■ **Source data**
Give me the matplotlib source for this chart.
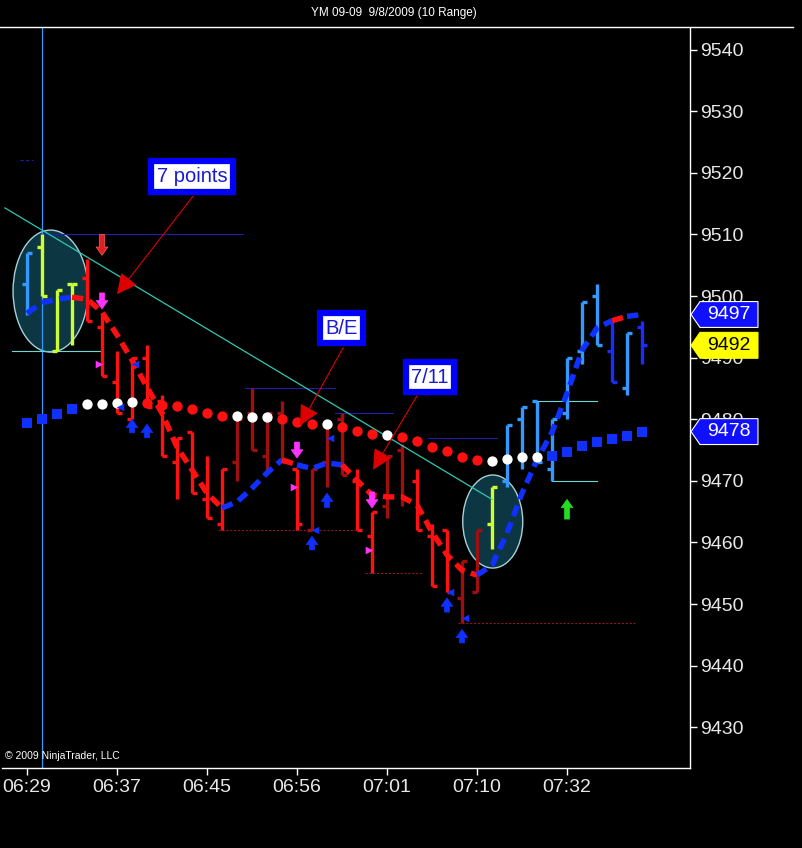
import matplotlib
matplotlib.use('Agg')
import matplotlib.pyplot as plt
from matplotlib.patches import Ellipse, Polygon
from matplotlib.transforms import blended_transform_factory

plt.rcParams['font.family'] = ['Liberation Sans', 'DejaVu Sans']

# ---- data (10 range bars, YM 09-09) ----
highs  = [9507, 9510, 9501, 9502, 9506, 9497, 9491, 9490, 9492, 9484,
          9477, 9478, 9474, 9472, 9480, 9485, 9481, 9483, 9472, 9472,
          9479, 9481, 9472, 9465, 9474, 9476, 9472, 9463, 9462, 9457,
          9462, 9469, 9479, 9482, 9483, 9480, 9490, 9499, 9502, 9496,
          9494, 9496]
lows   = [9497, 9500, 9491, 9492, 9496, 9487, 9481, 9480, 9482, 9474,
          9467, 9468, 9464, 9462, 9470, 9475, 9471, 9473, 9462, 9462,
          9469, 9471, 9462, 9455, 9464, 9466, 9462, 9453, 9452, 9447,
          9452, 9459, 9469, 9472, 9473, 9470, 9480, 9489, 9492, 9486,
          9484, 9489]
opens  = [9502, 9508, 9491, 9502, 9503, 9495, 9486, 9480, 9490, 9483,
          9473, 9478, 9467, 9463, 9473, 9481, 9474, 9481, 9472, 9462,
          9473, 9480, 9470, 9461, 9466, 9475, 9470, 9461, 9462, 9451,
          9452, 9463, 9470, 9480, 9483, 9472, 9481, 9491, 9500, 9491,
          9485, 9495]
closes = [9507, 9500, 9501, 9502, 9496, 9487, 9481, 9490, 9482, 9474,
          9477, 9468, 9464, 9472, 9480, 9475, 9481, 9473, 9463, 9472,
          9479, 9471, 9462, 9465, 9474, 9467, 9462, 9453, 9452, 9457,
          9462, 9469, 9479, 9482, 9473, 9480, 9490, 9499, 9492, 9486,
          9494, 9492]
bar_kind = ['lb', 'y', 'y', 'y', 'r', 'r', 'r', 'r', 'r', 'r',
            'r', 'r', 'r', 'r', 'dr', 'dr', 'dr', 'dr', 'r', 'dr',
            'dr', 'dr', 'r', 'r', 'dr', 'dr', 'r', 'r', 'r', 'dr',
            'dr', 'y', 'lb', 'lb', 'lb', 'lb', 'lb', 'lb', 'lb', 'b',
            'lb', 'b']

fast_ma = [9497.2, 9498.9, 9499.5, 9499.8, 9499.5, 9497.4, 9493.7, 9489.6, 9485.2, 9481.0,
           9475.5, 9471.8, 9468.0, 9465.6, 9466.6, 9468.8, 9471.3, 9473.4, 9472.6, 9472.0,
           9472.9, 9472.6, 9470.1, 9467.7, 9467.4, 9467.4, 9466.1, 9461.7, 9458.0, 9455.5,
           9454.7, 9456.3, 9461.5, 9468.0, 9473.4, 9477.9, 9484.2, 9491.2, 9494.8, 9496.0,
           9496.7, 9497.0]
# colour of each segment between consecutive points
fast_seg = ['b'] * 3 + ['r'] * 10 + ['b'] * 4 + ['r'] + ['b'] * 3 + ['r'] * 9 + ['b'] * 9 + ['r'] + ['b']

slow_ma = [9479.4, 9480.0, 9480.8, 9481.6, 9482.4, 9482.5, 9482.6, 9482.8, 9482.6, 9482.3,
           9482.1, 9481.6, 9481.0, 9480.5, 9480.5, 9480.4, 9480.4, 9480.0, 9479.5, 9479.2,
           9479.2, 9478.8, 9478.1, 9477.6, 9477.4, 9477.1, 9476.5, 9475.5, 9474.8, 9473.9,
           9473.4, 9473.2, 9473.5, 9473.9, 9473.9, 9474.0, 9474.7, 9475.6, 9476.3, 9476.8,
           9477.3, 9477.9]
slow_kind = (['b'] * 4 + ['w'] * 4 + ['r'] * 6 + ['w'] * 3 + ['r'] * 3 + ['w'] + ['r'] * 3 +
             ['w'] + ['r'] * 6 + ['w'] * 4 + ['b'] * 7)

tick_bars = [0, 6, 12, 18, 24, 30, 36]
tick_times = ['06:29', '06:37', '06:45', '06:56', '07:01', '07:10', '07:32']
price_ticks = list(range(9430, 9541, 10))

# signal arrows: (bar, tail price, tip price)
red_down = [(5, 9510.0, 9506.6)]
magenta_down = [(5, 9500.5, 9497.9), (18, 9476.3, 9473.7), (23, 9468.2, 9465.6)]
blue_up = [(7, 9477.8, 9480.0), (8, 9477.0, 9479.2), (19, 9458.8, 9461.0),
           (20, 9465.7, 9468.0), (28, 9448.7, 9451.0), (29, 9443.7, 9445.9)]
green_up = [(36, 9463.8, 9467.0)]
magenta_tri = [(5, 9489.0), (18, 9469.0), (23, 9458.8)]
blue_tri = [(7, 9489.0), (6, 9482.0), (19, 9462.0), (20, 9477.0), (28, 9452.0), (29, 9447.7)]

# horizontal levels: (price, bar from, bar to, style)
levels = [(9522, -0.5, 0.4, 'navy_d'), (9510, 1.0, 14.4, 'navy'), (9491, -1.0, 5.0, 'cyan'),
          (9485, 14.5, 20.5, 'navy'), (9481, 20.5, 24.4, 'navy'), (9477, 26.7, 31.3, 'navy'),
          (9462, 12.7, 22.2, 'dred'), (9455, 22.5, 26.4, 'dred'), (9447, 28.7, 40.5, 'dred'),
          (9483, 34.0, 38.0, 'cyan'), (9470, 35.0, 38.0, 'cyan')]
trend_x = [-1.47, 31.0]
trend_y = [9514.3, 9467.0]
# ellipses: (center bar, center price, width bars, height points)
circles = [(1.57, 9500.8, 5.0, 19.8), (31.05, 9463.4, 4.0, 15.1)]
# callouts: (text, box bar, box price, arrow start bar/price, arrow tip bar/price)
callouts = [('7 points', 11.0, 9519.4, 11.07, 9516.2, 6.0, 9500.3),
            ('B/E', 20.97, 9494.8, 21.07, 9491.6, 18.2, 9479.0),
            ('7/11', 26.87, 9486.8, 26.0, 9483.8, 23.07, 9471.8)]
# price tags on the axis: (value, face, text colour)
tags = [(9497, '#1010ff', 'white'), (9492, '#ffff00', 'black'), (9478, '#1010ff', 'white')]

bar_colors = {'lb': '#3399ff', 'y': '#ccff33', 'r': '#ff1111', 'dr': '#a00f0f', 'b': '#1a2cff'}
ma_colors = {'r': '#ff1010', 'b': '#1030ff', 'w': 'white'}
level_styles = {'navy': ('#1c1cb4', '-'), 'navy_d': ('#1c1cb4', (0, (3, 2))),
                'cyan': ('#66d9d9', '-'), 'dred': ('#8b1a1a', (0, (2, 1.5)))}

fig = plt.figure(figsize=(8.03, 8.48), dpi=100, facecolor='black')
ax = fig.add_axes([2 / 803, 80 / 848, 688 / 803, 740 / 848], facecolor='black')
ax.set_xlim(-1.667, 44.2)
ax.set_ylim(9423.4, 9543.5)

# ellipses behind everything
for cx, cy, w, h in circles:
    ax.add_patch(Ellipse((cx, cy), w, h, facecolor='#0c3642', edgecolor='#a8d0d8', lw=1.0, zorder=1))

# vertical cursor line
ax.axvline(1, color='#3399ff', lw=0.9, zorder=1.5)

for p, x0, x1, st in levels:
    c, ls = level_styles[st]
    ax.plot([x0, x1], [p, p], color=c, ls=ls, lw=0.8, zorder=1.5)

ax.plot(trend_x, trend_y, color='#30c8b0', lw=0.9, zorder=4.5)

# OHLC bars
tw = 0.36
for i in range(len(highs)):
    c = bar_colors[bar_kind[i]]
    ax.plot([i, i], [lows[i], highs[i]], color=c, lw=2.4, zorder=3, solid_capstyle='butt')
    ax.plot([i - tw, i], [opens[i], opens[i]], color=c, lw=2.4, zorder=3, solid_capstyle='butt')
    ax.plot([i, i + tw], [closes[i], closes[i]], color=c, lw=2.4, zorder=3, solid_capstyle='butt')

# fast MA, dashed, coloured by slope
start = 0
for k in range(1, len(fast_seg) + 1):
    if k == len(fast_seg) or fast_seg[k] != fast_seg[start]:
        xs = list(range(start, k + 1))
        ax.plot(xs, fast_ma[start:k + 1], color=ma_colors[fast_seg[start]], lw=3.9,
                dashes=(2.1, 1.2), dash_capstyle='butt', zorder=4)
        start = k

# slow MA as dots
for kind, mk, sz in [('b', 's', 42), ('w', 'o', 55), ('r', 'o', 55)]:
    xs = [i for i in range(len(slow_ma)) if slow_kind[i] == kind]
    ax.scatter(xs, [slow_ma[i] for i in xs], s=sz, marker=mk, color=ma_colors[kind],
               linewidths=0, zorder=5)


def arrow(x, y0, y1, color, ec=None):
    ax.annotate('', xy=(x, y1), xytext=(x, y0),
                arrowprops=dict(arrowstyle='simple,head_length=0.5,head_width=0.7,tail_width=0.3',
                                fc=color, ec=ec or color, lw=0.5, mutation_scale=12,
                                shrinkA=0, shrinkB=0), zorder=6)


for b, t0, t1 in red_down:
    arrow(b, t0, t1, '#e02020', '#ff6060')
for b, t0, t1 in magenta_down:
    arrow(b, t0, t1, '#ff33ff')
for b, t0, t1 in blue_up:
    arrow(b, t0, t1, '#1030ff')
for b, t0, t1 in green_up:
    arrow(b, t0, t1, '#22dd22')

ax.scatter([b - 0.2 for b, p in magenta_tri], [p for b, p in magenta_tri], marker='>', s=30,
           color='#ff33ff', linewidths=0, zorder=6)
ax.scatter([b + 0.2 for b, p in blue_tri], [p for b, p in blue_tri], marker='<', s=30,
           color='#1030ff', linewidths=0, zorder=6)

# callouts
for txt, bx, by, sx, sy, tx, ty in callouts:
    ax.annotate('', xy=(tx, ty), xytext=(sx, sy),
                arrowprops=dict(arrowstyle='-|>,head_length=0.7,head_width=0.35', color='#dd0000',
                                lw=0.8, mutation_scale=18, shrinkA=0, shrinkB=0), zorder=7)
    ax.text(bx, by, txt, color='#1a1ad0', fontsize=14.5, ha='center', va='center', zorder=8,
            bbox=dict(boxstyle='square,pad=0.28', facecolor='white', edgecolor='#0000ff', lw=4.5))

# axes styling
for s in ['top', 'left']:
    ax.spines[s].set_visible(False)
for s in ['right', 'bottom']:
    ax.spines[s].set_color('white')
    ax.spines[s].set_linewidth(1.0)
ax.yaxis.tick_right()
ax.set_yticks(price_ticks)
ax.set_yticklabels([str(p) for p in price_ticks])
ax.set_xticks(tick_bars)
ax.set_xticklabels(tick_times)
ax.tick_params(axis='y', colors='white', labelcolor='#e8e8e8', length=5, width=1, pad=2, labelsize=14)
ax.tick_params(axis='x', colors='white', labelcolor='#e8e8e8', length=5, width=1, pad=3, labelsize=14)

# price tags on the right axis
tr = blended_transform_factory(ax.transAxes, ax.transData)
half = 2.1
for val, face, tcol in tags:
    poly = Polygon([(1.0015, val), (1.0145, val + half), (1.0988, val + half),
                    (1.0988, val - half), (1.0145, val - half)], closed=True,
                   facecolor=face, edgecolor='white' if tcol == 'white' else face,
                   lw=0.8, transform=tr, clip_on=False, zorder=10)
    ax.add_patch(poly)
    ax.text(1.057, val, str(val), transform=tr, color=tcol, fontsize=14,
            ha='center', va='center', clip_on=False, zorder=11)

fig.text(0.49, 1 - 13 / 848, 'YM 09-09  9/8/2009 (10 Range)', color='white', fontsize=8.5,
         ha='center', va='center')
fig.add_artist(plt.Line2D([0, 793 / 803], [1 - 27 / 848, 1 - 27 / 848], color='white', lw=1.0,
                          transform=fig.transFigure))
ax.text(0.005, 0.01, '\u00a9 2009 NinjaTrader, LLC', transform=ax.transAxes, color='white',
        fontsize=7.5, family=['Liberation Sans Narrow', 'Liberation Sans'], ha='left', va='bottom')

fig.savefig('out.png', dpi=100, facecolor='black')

■ **The request**
Please reproduce the listing exactly from its opening line through the line that contains "plt.rcParams['font.family'] = ['Liberation", both included, with all pictures omitted.

■ **Reply**
Give me the matplotlib source for this chart.
import matplotlib
matplotlib.use('Agg')
import matplotlib.pyplot as plt
from matplotlib.patches import Ellipse, Polygon
from matplotlib.transforms import blended_transform_factory

plt.rcParams['font.family'] = ['Liberation Sans', 'DejaVu Sans']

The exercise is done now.